▶ PROBLEM REQUIREMENTS
Reproduce, character for character, the lines below from the first through the one with "from matplotlib.patches import Patch". Leave pictures out.

begin SUPPLIED INFORMATION

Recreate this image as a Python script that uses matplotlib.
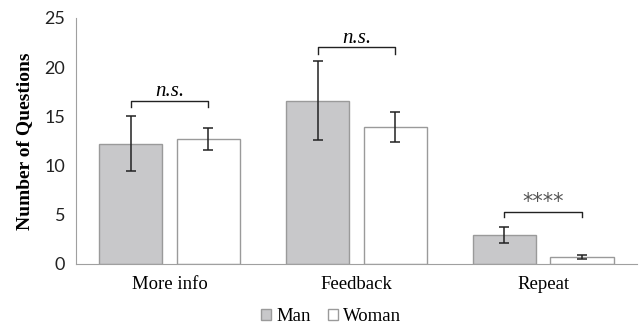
import numpy as np
import matplotlib.pyplot as plt
from matplotlib.patches import Patch

categories = ['More info', 'Feedback', 'Repeat']
man = [12.2, 16.6, 2.95]
man_err = [2.8, 4.05, 0.85]
woman = [12.7, 13.9, 0.74]
woman_err = [1.15, 1.55, 0.2]
sig_labels = ['n.s.', 'n.s.', '****']
bracket_y = [16.6, 22.05, 5.25]

fig = plt.figure(figsize=(6.4, 3.27), dpi=100)
ax = fig.add_axes([0.119, 0.193, 0.876, 0.752])

x = np.arange(len(categories))
w = 0.34
off = 0.208
ax.bar(x - off, man, width=w, color='#c8c8ca', edgecolor='#9a9a9a', linewidth=1)
ax.bar(x + off, woman, width=w, color='white', edgecolor='#9a9a9a', linewidth=1)
ax.errorbar(x - off, man, yerr=man_err, fmt='none', ecolor='#222222',
            elinewidth=1.1, capsize=3.5, capthick=1.1)
ax.errorbar(x + off, woman, yerr=woman_err, fmt='none', ecolor='#222222',
            elinewidth=1.1, capsize=3.5, capthick=1.1)

# significance brackets
for i in range(len(categories)):
    y = bracket_y[i]
    h = 0.7 if i < 2 else 0.5
    ax.plot([i - off, i - off, i + off, i + off], [y - h, y, y, y - h],
            color='#222222', lw=1)
    if sig_labels[i] == '****':
        ax.text(i, y + 1.0, sig_labels[i], ha='center', va='center',
                fontsize=15, family='DejaVu Sans', color='#555555')
    else:
        ax.text(i, y + 0.9, sig_labels[i], ha='center', va='center',
                fontsize=15, family='Liberation Serif', style='italic')

ax.set_xlim(-0.5, 2.5)
ax.set_ylim(0, 25)
ax.set_yticks([0, 5, 10, 15, 20, 25])
ax.set_xticks(x)
ax.set_xticklabels(categories, fontsize=13.5, family='Liberation Serif')
for lab in ax.get_yticklabels():
    lab.set_family('Lato')
    lab.set_fontsize(13)
    lab.set_color('#222222')
ax.tick_params(length=0, pad=8)
ax.tick_params(axis='x', pad=9)
for s in ['top', 'right']:
    ax.spines[s].set_visible(False)
for s in ['left', 'bottom']:
    ax.spines[s].set_color('#a0a0a0')
ax.set_ylabel('Number of Questions', fontsize=14, family='Liberation Serif',
              fontweight='bold', labelpad=8)

handles = [Patch(facecolor='#c8c8ca', edgecolor='#9a9a9a', label='Man'),
           Patch(facecolor='white', edgecolor='#9a9a9a', label='Woman')]
fig.legend(handles=handles, loc='lower center', bbox_to_anchor=(0.517, -0.045),
           ncol=2, frameon=False, prop={'family': 'Liberation Serif', 'size': 13.5},
           handlelength=0.55, handleheight=0.55, handletextpad=0.25, columnspacing=0.9)

fig.savefig('out.png', dpi=100)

end SUPPLIED INFORMATION

▶ RESPONSE TO THIS EXERCISE
Recreate this image as a Python script that uses matplotlib.
import numpy as np
import matplotlib.pyplot as plt
from matplotlib.patches import Patch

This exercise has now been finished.